Yes, I know that’s old fashioned thinking. I’d like to see more hiring practices that challenge it.

When it was my turn I was called by a a gentleman who was easily six feet tall, and he was Black. It was then I became conscious of my internal White Lady dialogue springing into action.

“I wonder how he got interested in a job like this?”
“I wonder how many people have asked him if he plays basketball? That must get old fast.”

I soon realized, as I walked behind him in silence, that absolutely anything I could think of to say in that moment stemmed from a kind of white-centric bias that looked at a tall Black man in this particular medical environment and exoticized  him, if you will. All my Nice White Lady small talk added up to:

“Ooh. You look different. Why are you here?”

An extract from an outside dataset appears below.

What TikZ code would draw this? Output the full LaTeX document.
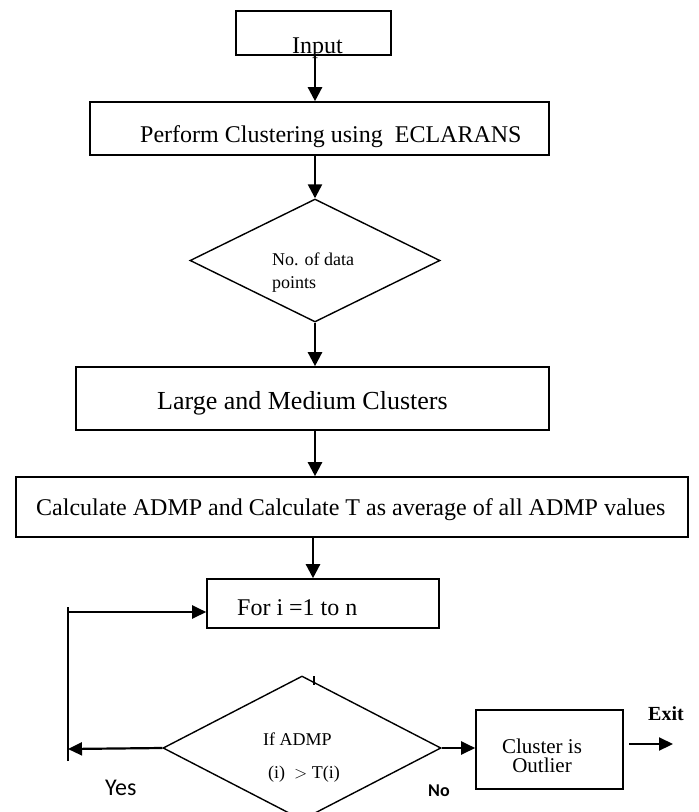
\documentclass[tikz,border=0pt]{standalone}
\usepackage{fontspec}
\setmainfont{Liberation Serif}
\newfontfamily\calib{Carlito}
\usetikzlibrary{arrows.meta,shapes.geometric}
\tikzset{
  x=1pt,y=-1pt,
  box/.style={draw,line width=1.6pt,rectangle,inner sep=0pt},
  dia/.style={draw,line width=1.4pt,diamond,inner sep=0pt},
  txt/.style={inner sep=0pt,anchor=base west},
  arr/.style={line width=2.4pt,-{Triangle[length=14pt,width=14pt]}},
  harr/.style={line width=2.2pt,-{Triangle[length=14pt,width=13pt]}},
  ln/.style={line width=2.2pt},
}
\begin{document}
\begin{tikzpicture}
\useasboundingbox (0,0) rectangle (699,812);
\clip (0,0) rectangle (699,812);
% nodes
\node[box,minimum width=155pt,minimum height=44pt] (input) at (313.5,33) {};
\node[txt,anchor=base] (inputtxt) at (317.5,53) {\fontsize{24}{28}\selectfont Input};
\node[box,minimum width=459pt,minimum height=53pt] (perform) at (319.5,128.5) {};
\node[txt] (performtxt) at (140,142) {\fontsize{24}{28}\selectfont Perform Clustering using\ \ ECLARANS};
\node[dia,minimum width=250pt,minimum height=123pt] (d1) at (315,260.5) {};
\node[txt] (d1a) at (272,265) {\fontsize{18}{22}\selectfont No. of data};
\node[txt] (d1b) at (272,288) {\fontsize{18}{22}\selectfont points};
\node[box,minimum width=473pt,minimum height=63pt] (large) at (312.5,398.5) {};
\node[txt] (largetxt) at (157,409) {\fontsize{26}{30}\selectfont Large and Medium Clusters};
\node[box,minimum width=672pt,minimum height=60pt] (calc) at (352,507) {};
\node[txt] (calctxt) at (36,515) {\fontsize{24}{28}\selectfont Calculate ADMP and Calculate T as average of all ADMP values};
\node[box,minimum width=232pt,minimum height=49pt] (fori) at (323,603.5) {};
\node[txt] (foritxt) at (237,615) {\fontsize{24}{28}\selectfont For i =1 to n};
\node[dia,minimum width=278pt,minimum height=144pt] (d2) at (302,748) {};
\node[txt] (d2a) at (263,745) {\fontsize{18}{22}\selectfont If ADMP};
\node[txt] (d2b) at (268,778) {\fontsize{18}{22}\selectfont (i)\ \ $>$ T(i)};
\node[box,minimum width=147pt,minimum height=79pt] (outl) at (549.5,749.5) {};
\node[txt,anchor=base] (outla) at (542,753) {\fontsize{21}{22}\selectfont Cluster is};
\node[txt,anchor=base] (outlb) at (542,772) {\fontsize{21}{22}\selectfont Outlier};
\node[txt] (yes) at (105,795) {\calib\fontsize{24}{28}\selectfont Yes};
\node[txt] (no) at (428,796) {\calib\bfseries\fontsize{18}{22}\selectfont No};
\node[txt] (exit) at (648,720) {\bfseries\fontsize{20}{24}\selectfont Exit};
\coordinate (loopbot) at (68,749);
\coordinate (looptop) at (68,612);
\coordinate (exitend) at (673,744);
% connectors
\draw[arr] (input.south -| 315,0) -- (perform.north -| 315,0);
\draw[arr] (perform.south -| 315,0) -- (d1.north);
\draw[arr] (d1.south) -- (large.north -| d1.south);
\draw[arr] (large.south -| 315,0) -- (calc.north -| 315,0);
\draw[arr] (calc.south -| 313,0) -- (fori.north -| 313,0);
\draw[ln] (314,676) -- (314,685);
\draw[harr] (d2.west) -- (loopbot);
\draw[ln] ([yshift=-12pt]loopbot) -- ([yshift=5pt]looptop);
\draw[harr] (looptop) -- (fori.west |- looptop);
\draw[harr] (d2.east) -- (outl.west |- d2.east);
\draw[harr] (629,744) -- (exitend);
\end{tikzpicture}
\end{document}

I winced. I was just walking along, minding my own business - - or so I thought - - and my brain had fallen back into microaggression mode all by itself.

It’s always there. I’m always bumping into it. I was raised in a world where whiteness was the norm, and, though I may actively be trying to break that old way of thinking and move beyond it, there always seems to be one more little corner of implicit bias I haven’t faced yet. While I didn’t say anything idiotic that day, I’m still mortified by that internal dialogue. It sounded more like my mother  than like the person I think that I am.

If you are on this journey you already know what this feels like. If you are only just beginning you may only vaguely understand why thoughts or words like this are inherently racist. But if you are on the receiving end of such language, you know.

I came across The White Fragility Self-Test by Ally Henny on Twitter this weekend. I highly recommend it. I mention it here because:

White Fragility, as defined by DiAngelo, is the result of white racial socialization. 

“White racial socialization.” That’s where that cringe-worthy Nice White Lady internal dialogue comes from. Learned at my mother’s knee, and from from every interaction in a white-centric culture from schools to shops to television shows. Now that I see that, I can’t unsee it.

But that doesn’t mean I am very good at overcoming it.